Under election year pressure from business interests and at least two challengers, the Hendersonville City Council on Thursday approved a cap on initial hookup fees for large commercial water users.

The cap will apply to businesses using 5,000 or more gallons of water a day. The council voted to cap the system development charges at $10,000 for water and $19,460 for sewer. Last month a business owner who wanted to build a new carwash showed council members an estimate from the city water department showing a water-sewer hookup charge of $284,000.
"Our small businesses that use relatively small amounts of water per day, they benefitted from the new system," said City Manager John Connet. "As you move up the scale to folks who used a large amount of water, they had a large system development charge."
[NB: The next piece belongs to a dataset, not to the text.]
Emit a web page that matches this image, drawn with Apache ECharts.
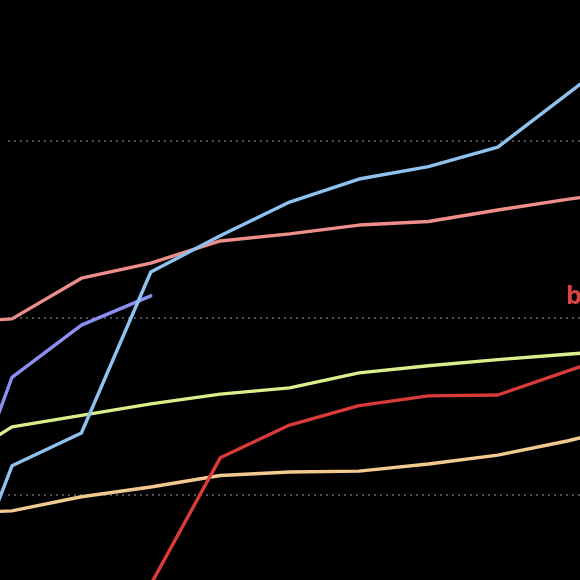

The fees for commercial water and sewer hookups have become an early campaign issue in the city election, with council candidate Jeff Miller depicting the charges as anti-growth and mayoral candidate Ron Stephens saying he wants the city to be more business friendly.
A residential water user currently pays a $668 system development charge, a fee designed to cover future costs associated with more water and sewer usage, compared to $800 under the old system and a $1,295 sewer system development charge compared to $1,400. Before the cap, the impact fee schedule helped smaller businesses but socked large users with big initial charges.
On July 11 the City Council council members directed Connet and the utilities department to recommend a more affordable fee schedule for larger businesses. The council put the cap while the staff drafts the proposal.
"We request additional time to finalize the options and review those options with (council members) individually," Connet said. "We should be able to meet with the city council over the next 30 days and bring something to the next meeting."
Connet and utilities director Lee Smith got their time extension but also received further recommendations from the city council. Currently, after two years, the utilities department reviews water and sewer use of each customer over the previous 18 months. If the customer uses less water than originally estimated, the utilities department will refund part of the system development charge.
"The only qualm I have about that is why hold the money for two years?" said Councilman Steve Caraker. "I don't know why we have to play the bank for folks. I think two years is a little bit of a stretch to hold someone's money."